Tim, who grew up in west Omaha, was curious about brown girls but never did anything about it until Brigitte. Their families have always been fine about their relationship. She says the only time her race has come up with them was at a birthday party for one of his nephews.
“I made a chocolate cake. We were all at the table and I was sitting across from this sweet little boy who said, ‘Why are you the same color as the cake?’ Some people were really embarrassed and Tim’s brother totally defused things with, ‘I’m glad somebody finally asked that question, I’ve been wondering that since you started coming around.’ It was just this perfect moment.”

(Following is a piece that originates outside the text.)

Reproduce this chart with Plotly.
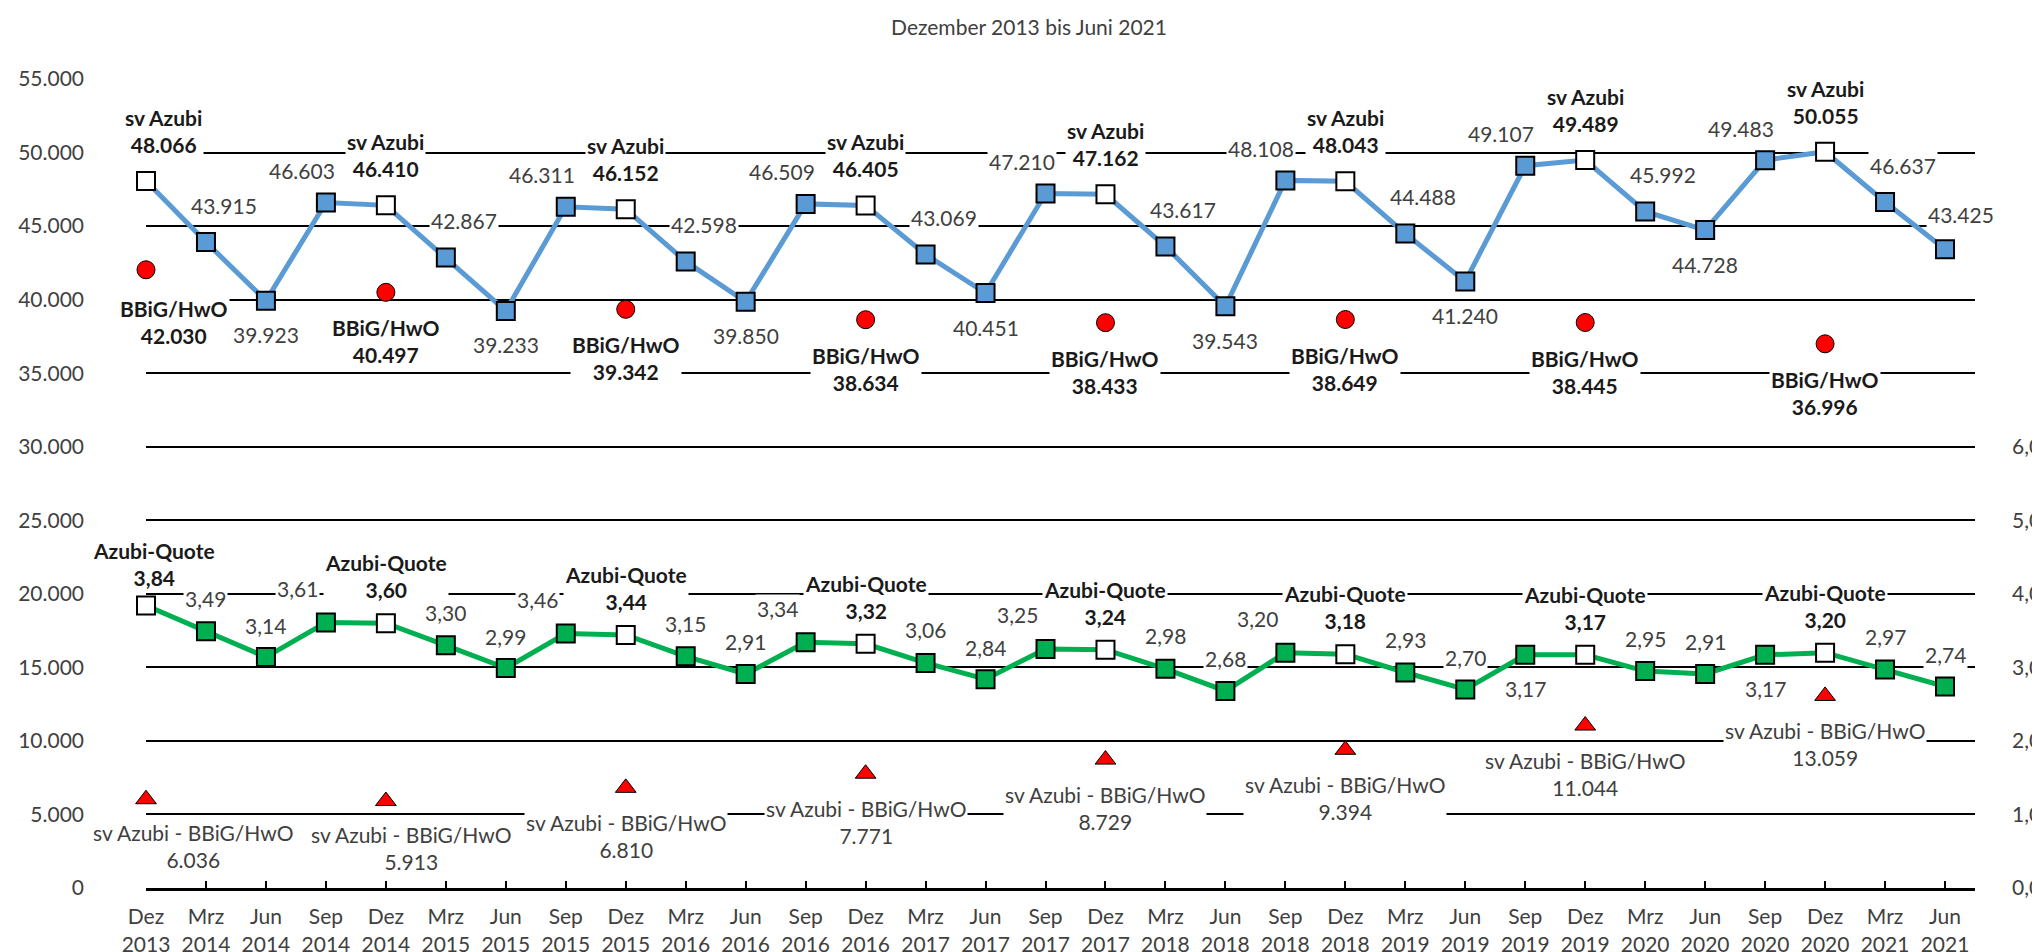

The Shews plan to have children one day. Though aware biracial kids can have a tough time they take solace in the fact their families and friends don’t hold the prejudices earlier generations did.
“I’m excited for our child to be part of the family we’ve created,” she says. “It’s a brilliant thing.”
We sense their eyes upon us:
the glance, the stare, the gaze.
Some puzzled, some condemning,
some burn with inner rage.
With but a few accepting,
some hurl the jagged knife.
A DIFFERENT SHADE OF LOVING,
a different color of life.
Lyrics are from “A Different Shade of Loving” by Mick Terry.